Mark Enright lands Galway Plate glory as Clarcam scores at 33-1
Reserve system again under focus after Patricks Park gets into big race
Jockey Mark Enright celebrates Clarcam’s victory in theTote.com Galway Plate at Galway. Photograph: James Crombie/Inpho
It’s not long since jockey Mark Enright worried his riding career was “on its last legs” but on Wednesday he enjoyed his greatest success when guiding Clarcam to a shock Tote Galway Plate success.
The 33-1 outsider provided Michael O’Leary’s Gigginstown Stud team with a fourth win in five years in the summer’s most prestigious steeplechase while trainer Gordon Elliott added to Lord Scoundrel’s victory in 2016.
But if O’Leary and Elliott are familiar with big race success it’s a different story for the 25-year-old jockey nicknamed ‘Fish’ who last Christmas feared his career was on the skids.
“Around last Christmas the freelance thing wasn’t working out for me so I approached Gordon at the races one day and asked for a job. Gordon’s been brilliant to me. I go in there four or five mornings a week and he gives you so much confidence,” Enright said.
The evidence of that had been obvious earlier on the card with another 33-1 success for Enright on Rovetta in a handicap hurdle. The pair of unlikely big priced winners paid a massive 1,155-1.
However, the scale of adversity Enright has overcome en route to glory in Galway’s €250,000 highlight precedes last Christmas, a factor that added to widespread delight for the popular rider.
In early 2015 the Co Limerick-born jockey was widely praised for going public on a battle with depression which once threatened his future in a much more fundamental manner.
Even the Galway Plate challenge paled in comparison to the scale of Enright’s task in returning to full health, although Wednesday’s race was the most public manifestation to date of his success in that battle.
He had a willing partner in Clarcam, a former dual Grade One winner, who’d looked a light of former days until dominating one of the most competitive fields of the year in style.
Always prominent, Enright and Clarcam got loose from the field at the top of the hill and never looked likely to get caught.
The 9-2 favourite Patricks Park finished runner-up but was six lengths adrift at the line while the winner’s stable companion Jury Duty was third with Snow Falcon in fourth.
“Fair play to Mark,” said Elliott. “He started riding out for us last winter with no promises to get rides. He said ‘look, I just want a base to ride out and if you give me a ride or two, grand’. He only got on the horse at 11.30 the day before so it’s great for him.”
Enright’s first winner, Rovetta, had been first reserve but managed to get a run when one of the field was declared a non-runner.

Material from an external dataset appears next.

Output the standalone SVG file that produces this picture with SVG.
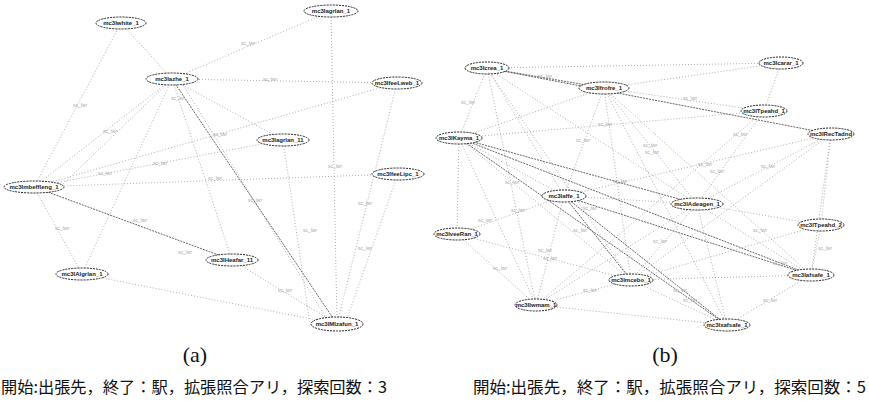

However, the Plate once again illustrated the unsatisfactory nature of such late additions into high profile and big betting races.
Patricks Park, the ante-post Plate favourite, was first reserve but got into the race when one of his Willie Mullins-trained stable companions, Ballycasey, was declared a non runner due to a “change in going” less than two hours before racing began.
It harked back to 2013 when the JP McManus-owned winner Carlingford Lough was promoted from first reserve after another McManus-owned horse was declared a non-runner due to a change in going.
This latest shuffle saw racing’s most famous jockey, Ruby Walsh, who had been due to ride Saturnas, switching to Patricks Park. David Mullins took over on Saturnas.
Early on Tuesday morning ground conditions were officially yielding by the end of final declarations. After rain on Wednesday morning the going was still officially yielding. Ballycasey has won on a range of surfaces including on heavy.
Mullins however told the stewards “competing on today’s ground with a large number of runners where he [Ballycasey] would encounter kickback was not suitable for him at this stage of his career.”
His explanation was noted by stewards, who this week generally haven’t been penalising non-runners over ground conditions due to the mixed weather.
No rules were broken and Mullins pointed to the “ridiculous rigmarole” involved in the process of taking Ballycasey out.
However, a system that throws up a scenario where the final make-up of such a high-profile event fluctuates so wildly on the eve of the actual race surely cannot be fit for purpose.
Mullins did saddle his fifth winner of the week when Diamond Hill overcame trouble in running to win the amateur maiden.